Regulierung durch Behörden bedeutet für die Tech-Giganten wie Facebook und Google aber auch Selbstschutz. Werden beispielsweise Inhalte mit kritischen oder hetzerischen politischen Inhalten nicht entfernt, wird von mangelnder Kontrolle und Unterlassung gesprochen (Hasskommentare, Löschpflicht, etc.). Allerdings haben wir auch hier ein zweischneidiges Schwert. Werden kritische politische Inhalte entfernt, spricht man gerne von Zensur (wobei Zensur eigentlich in Bezug auf die Unterdrückung von Inhalten durch totalitäre Staaten üblicherweise genannt wird) und wer zieht nun die Trennlinie zwischen gut und schlecht? Wann ist der Plattformbetreiber verantwortlich, wann nicht? Was ist okay, was nicht? Was fällt unter den Begriff von freier Meinungsäusserung und wo beginnt Hass und Hetze? Und wie sehen die Regelungen in der Schweiz, in Deutschland, in Indonesien und im Irak aus? Bei klaren Regelungen können sich die Tech-Anbieter auf die Regularien beziehen und handeln.

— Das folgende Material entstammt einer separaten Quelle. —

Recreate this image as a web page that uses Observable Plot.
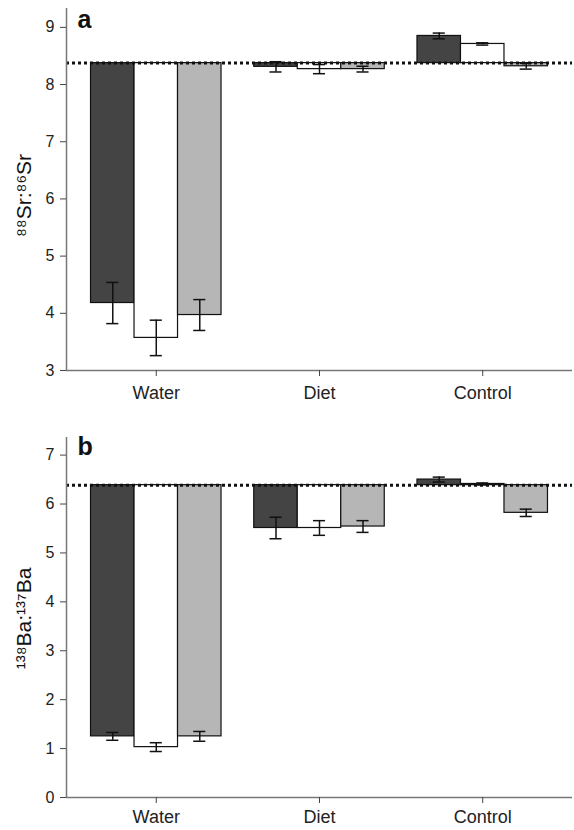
<!DOCTYPE html>
<html>
<head>
<meta charset="utf-8">
<script src="https://cdn.jsdelivr.net/npm/d3@7"></script>
<script src="https://cdn.jsdelivr.net/npm/@observablehq/plot@0.6"></script>
<style>
  body { margin: 0; background: #fff; }
  #chart svg { display: block; }
</style>
</head>
<body>
<div id="chart"></div>
<script>
// ---- data ----
const categories = ["Water", "Diet", "Control"];
const series = ["S1", "S2", "S3"];

// 88Sr:86Sr (panel a): mean and error per category (rows) and series (cols)
const srMean = [[4.18, 3.57, 3.97], [8.31, 8.27, 8.27], [8.85, 8.71, 8.32]];
const srErr  = [[0.36, 0.31, 0.27], [0.09, 0.08, 0.05], [0.05, 0.02, 0.05]];
const srRef = 8.375;
const srTicks = [3, 4, 5, 6, 7, 8, 9];

// 138Ba:137Ba (panel b)
const baMean = [[1.25, 1.03, 1.25], [5.51, 5.51, 5.54], [6.50, 6.41, 5.82]];
const baErr  = [[0.08, 0.09, 0.10], [0.22, 0.15, 0.12], [0.05, 0.02, 0.075]];
const baRef = 6.386;
const baTicks = [0, 1, 2, 3, 4, 5, 6, 7];

// ---- styling / layout ----
const fills = ["#444444", "#ffffff", "#b6b6b6"];
const xDomain = [-0.55, 2.55];
const barW = 0.2665;
const capHalf = 0.037;
const font = "'Liberation Sans', Arial, Helvetica, sans-serif";

function rows(means, errs) {
  const out = [];
  categories.forEach((c, i) => series.forEach((s, j) => {
    const x1 = i + (j - 1.5) * barW;
    out.push({category: c, series: s, x1, x2: x1 + barW, xc: x1 + barW / 2,
              mean: means[i][j], lo: means[i][j] - errs[i][j], hi: means[i][j] + errs[i][j]});
  }));
  return out;
}

function panel({means, errs, ref, yDomain, ticks, label, letter, height, marginTop, marginBottom, xPad, labelDy, letterDy}) {
  const data = rows(means, errs);
  return Plot.plot({
    width: 574,
    height,
    marginTop,
    marginBottom,
    marginLeft: 66,
    marginRight: 2,
    style: {fontFamily: font, color: "#222", background: "#fff"},
    x: {type: "linear", domain: xDomain},
    y: {domain: yDomain},
    color: {domain: series, range: fills},
    marks: [
      Plot.rect(data, {x1: "x1", x2: "x2", y1: () => ref, y2: "mean", fill: "series", stroke: "#111", strokeWidth: 1.2}),
      Plot.ruleY([ref], {stroke: "#111", strokeWidth: 3, strokeDasharray: "3,3"}),
      Plot.ruleX(data, {x: "xc", y1: "lo", y2: "hi", stroke: "#111", strokeWidth: 1.5}),
      Plot.ruleY(data, {y: "lo", x1: d => d.xc - capHalf, x2: d => d.xc + capHalf, stroke: "#111", strokeWidth: 1.5}),
      Plot.ruleY(data, {y: "hi", x1: d => d.xc - capHalf, x2: d => d.xc + capHalf, stroke: "#111", strokeWidth: 1.5}),
      // axis lines
      Plot.ruleY([yDomain[0]], {stroke: "#777", strokeWidth: 1.5}),
      Plot.ruleX([xDomain[0]], {y1: yDomain[0], y2: yDomain[1], stroke: "#777", strokeWidth: 1.5}),
      Plot.axisY({ticks, tickFormat: d3.format("d"), tickSize: 6, tickPadding: 6, fontSize: 16, label: null, stroke: "#444"}),
      Plot.axisX({ticks: categories.map((c, i) => i), tickFormat: i => categories[i], tickSize: 6,
                  tickPadding: xPad, fontSize: 18, label: null, stroke: "#444"}),
      Plot.text([label], {frameAnchor: "left", textAnchor: "middle", dx: -42, dy: labelDy, rotate: -90, fontSize: 21, fill: "#111"}),
      Plot.text([letter], {frameAnchor: "top-left", dx: 11, dy: letterDy, fontSize: 25, fontWeight: "bold", fill: "#111", textAnchor: "start"})
    ]
  });
}

const chart = document.getElementById("chart");
chart.append(panel({
  means: srMean, errs: srErr, ref: srRef, yDomain: [3, 9.33], ticks: srTicks,
  label: "⁸⁸Sr:⁸⁶Sr", letter: "a", height: 420, marginTop: 8, marginBottom: 50, xPad: 10, labelDy: 6, letterDy: 2
}));
chart.append(panel({
  means: baMean, errs: baErr, ref: baRef, yDomain: [0, 7.36], ticks: baTicks,
  label: "¹³⁸Ba:¹³⁷Ba", letter: "b", height: 410, marginTop: 17, marginBottom: 33, xPad: 7, labelDy: 1, letterDy: 0
}));
</script>
</body>
</html>
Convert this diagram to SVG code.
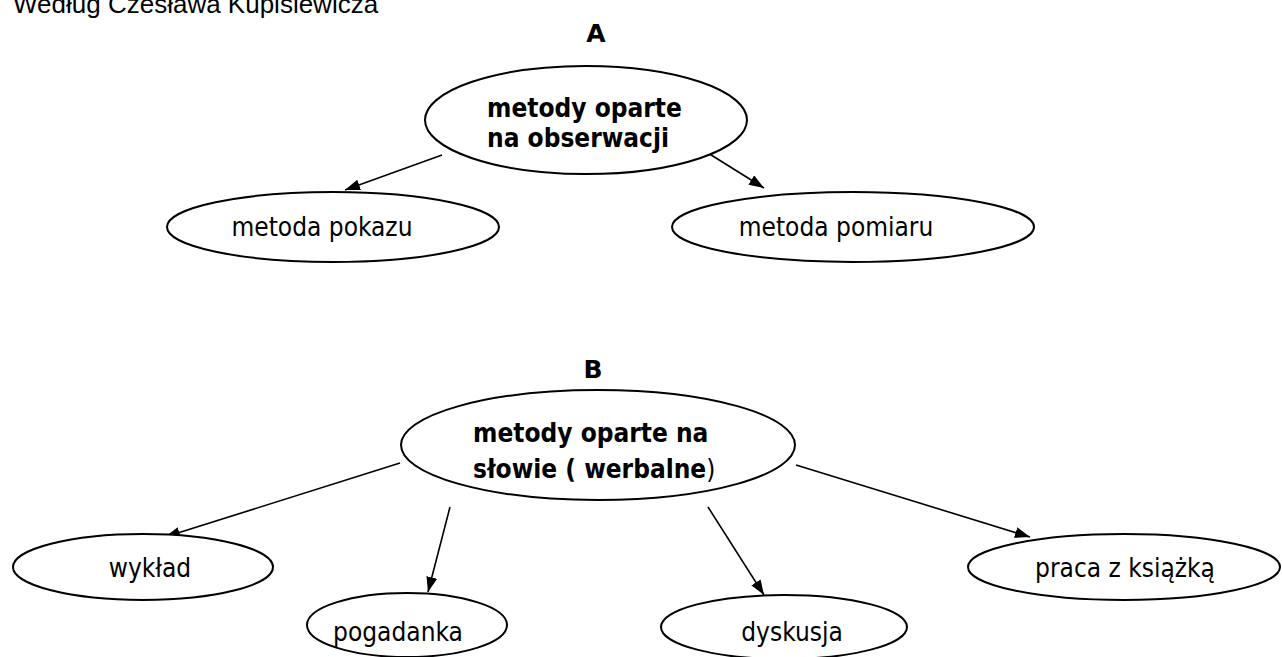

… oder warum Regularien für grosse Tech-Anbieter interessant sind. Grossunternehmen wie Facebook und Google verfügen einerseits über finanzielle Mittel und personelle Ressourcen, um entsprechende Regularien umzusetzen. Kleine Unternehmen mit regionaler, nationaler oder nur teilweise internationaler Ausprägung haben weder die Ressourcen, noch das know how um strenge Regularien umzusetzen und müssen allenfalls ihren Betrieb einstellen. Die grossen Anbieter werden dadurch weiter gestärkt beziehungsweise noch grösser und mächtiger.
Internationale Plattformen wie Facebook bieten extrem viele Möglichkeiten und betreten immer wieder neues, für die Politik und die normal aufgeklärte Gesellschaft unbekanntes Terrain. Die Herausforderungen in einer globalen Gemeinschaft mit unterschiedlichen politischen, kulturellen, religiösen, gesetzlichen und auch intellektuellen Hintergründen sind riesig und die Spannungsfelder gigantisch. Regularien sind nicht oder nur teilweise regional vorhanden, wären aber dringend notwendig.